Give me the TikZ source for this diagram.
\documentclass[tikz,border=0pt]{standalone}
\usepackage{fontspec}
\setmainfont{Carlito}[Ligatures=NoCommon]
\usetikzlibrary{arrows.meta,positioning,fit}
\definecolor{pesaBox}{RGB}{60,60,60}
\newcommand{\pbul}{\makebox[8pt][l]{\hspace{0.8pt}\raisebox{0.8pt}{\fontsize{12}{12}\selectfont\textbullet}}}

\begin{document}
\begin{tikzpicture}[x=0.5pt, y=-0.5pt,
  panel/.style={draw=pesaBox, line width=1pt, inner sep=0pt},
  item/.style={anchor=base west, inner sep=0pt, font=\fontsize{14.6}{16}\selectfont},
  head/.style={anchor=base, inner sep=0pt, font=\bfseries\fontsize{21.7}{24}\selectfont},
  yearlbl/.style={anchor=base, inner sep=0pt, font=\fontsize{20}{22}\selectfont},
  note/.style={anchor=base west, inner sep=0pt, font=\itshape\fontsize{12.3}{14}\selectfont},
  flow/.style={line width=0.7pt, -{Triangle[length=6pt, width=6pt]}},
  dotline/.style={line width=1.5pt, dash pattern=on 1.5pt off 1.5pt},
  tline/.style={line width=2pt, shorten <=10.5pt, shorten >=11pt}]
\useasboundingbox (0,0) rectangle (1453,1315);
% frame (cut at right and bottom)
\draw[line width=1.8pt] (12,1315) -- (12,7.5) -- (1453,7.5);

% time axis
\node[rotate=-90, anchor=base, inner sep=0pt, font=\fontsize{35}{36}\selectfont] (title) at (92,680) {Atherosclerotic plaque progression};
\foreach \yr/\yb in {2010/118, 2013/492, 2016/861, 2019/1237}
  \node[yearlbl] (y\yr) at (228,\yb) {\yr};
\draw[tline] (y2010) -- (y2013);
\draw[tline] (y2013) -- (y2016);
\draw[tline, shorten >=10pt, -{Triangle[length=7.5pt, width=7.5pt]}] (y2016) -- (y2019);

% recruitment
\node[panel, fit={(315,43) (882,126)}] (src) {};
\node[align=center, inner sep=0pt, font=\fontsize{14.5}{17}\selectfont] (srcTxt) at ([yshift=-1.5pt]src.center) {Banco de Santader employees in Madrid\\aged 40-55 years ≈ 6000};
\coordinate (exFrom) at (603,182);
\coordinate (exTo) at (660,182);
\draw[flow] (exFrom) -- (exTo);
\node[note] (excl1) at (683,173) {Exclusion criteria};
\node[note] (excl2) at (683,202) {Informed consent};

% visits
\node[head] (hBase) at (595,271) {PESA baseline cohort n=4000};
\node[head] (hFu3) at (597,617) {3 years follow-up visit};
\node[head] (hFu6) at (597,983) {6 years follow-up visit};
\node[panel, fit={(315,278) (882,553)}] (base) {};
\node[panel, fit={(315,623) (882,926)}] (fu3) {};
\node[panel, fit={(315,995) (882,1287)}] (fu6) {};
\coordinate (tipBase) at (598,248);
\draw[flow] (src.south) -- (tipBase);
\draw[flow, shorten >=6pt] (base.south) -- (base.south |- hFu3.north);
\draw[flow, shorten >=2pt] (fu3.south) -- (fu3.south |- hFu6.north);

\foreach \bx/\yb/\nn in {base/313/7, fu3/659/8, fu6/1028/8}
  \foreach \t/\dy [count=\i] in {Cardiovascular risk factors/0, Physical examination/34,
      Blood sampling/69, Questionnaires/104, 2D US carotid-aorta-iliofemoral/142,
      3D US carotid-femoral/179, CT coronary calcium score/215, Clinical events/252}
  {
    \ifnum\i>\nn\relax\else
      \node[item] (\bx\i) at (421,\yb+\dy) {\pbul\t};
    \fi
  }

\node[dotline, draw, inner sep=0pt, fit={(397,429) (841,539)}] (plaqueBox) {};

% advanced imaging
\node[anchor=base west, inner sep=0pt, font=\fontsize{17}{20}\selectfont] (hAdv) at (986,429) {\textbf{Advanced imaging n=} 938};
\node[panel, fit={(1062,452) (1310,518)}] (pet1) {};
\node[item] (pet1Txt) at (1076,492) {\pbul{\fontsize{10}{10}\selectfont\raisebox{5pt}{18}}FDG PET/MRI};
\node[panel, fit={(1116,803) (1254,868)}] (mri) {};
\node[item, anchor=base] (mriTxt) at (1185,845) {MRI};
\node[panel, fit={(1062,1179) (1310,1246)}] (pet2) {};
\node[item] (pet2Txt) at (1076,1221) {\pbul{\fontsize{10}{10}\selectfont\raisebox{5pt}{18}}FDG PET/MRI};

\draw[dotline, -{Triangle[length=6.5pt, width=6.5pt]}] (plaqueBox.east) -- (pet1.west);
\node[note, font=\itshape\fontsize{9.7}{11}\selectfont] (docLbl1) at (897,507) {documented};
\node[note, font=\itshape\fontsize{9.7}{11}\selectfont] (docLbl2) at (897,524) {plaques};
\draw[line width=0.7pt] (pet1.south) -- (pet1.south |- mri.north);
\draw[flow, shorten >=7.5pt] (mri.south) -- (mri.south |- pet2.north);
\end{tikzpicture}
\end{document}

→ **Written task**:
Repeat, exactly and only, the lines from the beginning of the material through the line that contains "(12,7.5) -- (1453,7.5);".

→ **Answer**:
Give me the TikZ source for this diagram.
\documentclass[tikz,border=0pt]{standalone}
\usepackage{fontspec}
\setmainfont{Carlito}[Ligatures=NoCommon]
\usetikzlibrary{arrows.meta,positioning,fit}
\definecolor{pesaBox}{RGB}{60,60,60}
\newcommand{\pbul}{\makebox[8pt][l]{\hspace{0.8pt}\raisebox{0.8pt}{\fontsize{12}{12}\selectfont\textbullet}}}

\begin{document}
\begin{tikzpicture}[x=0.5pt, y=-0.5pt,
  panel/.style={draw=pesaBox, line width=1pt, inner sep=0pt},
  item/.style={anchor=base west, inner sep=0pt, font=\fontsize{14.6}{16}\selectfont},
  head/.style={anchor=base, inner sep=0pt, font=\bfseries\fontsize{21.7}{24}\selectfont},
  yearlbl/.style={anchor=base, inner sep=0pt, font=\fontsize{20}{22}\selectfont},
  note/.style={anchor=base west, inner sep=0pt, font=\itshape\fontsize{12.3}{14}\selectfont},
  flow/.style={line width=0.7pt, -{Triangle[length=6pt, width=6pt]}},
  dotline/.style={line width=1.5pt, dash pattern=on 1.5pt off 1.5pt},
  tline/.style={line width=2pt, shorten <=10.5pt, shorten >=11pt}]
\useasboundingbox (0,0) rectangle (1453,1315);
% frame (cut at right and bottom)
\draw[line width=1.8pt] (12,1315) -- (12,7.5) -- (1453,7.5);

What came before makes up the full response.